Skipper Brad meets Buzz Aldrin
Originally from Carnarvon, Brad Beaumont or Skipper Brad had a special treat last week when he met the second man to set foot on the moon, Dr Buzz Aldrin.
It was Dr Buzz Aldrin, Neil Armstrong and Michael Collins who flew the Apollo 11 mission to land on the moon in July 1969.
Carnarvon was alive with the excitement of this rare occurrence when Buzz Aldrin was invited to open the new space museum.
At 82, Buzz is extremely active and as the keynote speaker at a cocktail party, proved to be as motivational with his presentation as he was in his life’s ambition to set foot on the moon.
One of his interesting tales he shared with the audience was when “Neil was on the surface of the moon and it was my turn to leave the Lunar Module, I carefully closed the hatch as I stepped onto the ladder making sure it did not lock”.
That almost bought the house down.
Another rib tickler was “Neil and Michael were in the command module 300 feet off the ground before lift-off.
“It was my turn to enter the module, I took a moment to look at the horizon and the sun rising over Coco Beach and thought to myself my life has been fantastic…. to this point,” again the crowd saw the funny side.
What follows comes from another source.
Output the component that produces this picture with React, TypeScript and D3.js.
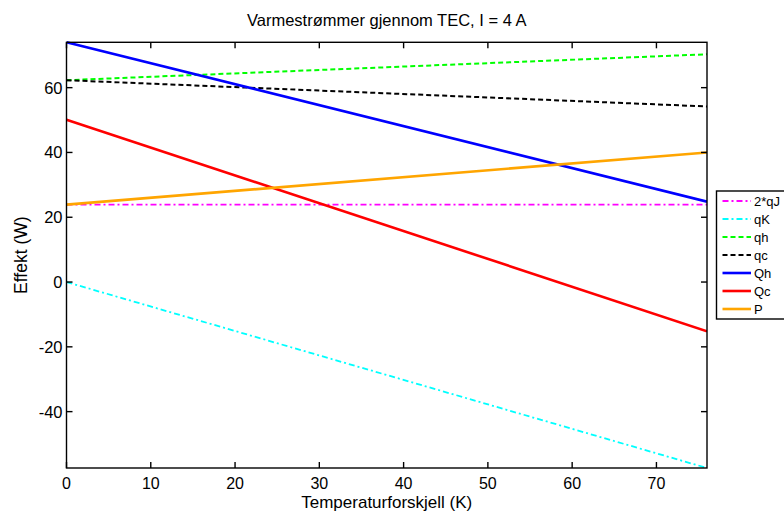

Brad was fortunate as a 14-year-old to witness the landing in the old “tin shed”, the picture theatre during the sixties.
There were no TV’s in Carnarvon at that time and the Tracking Station piped a vision down to monitors at the theatre and they saw Neil Armstrong and Buzz Aldrin walk on the moon.
Brad’s sister, Dee Beaumont (who now lives in England), was working at the NASA tracking station at that time and had a firsthand account of the Tracking Stations role in communicating with Apollo 11 during its flight to the moon.
ABC presenter Scott Lamond and reporter Ebony Spriggs represented the ABC at the “one off” life occurrence and were able to bring Carnarvon’s experience to the rest of the radio world around Australia.
Brad, being part of the media through the ABC, had the extra thrill of asking Dr Buzz Aldrin a question during the crowded media interview.
“Dr Aldrin, as a teenager I watched you and Neil Armstrong step from the Module onto the lunar surface, through the technology of our tracking station as there were no TV’s at that time, what was your feeling as your foot touched the surface,” Brad asked.
Dr Aldrin answered by stating they had to land on the moon first, and with 60 seconds of fuel they found they were over rocks, so they had to manoeuver away.
“We managed to land with 15 seconds of fuel left, almost indescribable on the surface, but very empty and vast,” he said.
Brad said that Carnarvon should be proud of their involvement in the moon shot.
“And more particularly proud in putting on a great show in one of our northwest towns for one of the greatest achievements of modern man,” he said.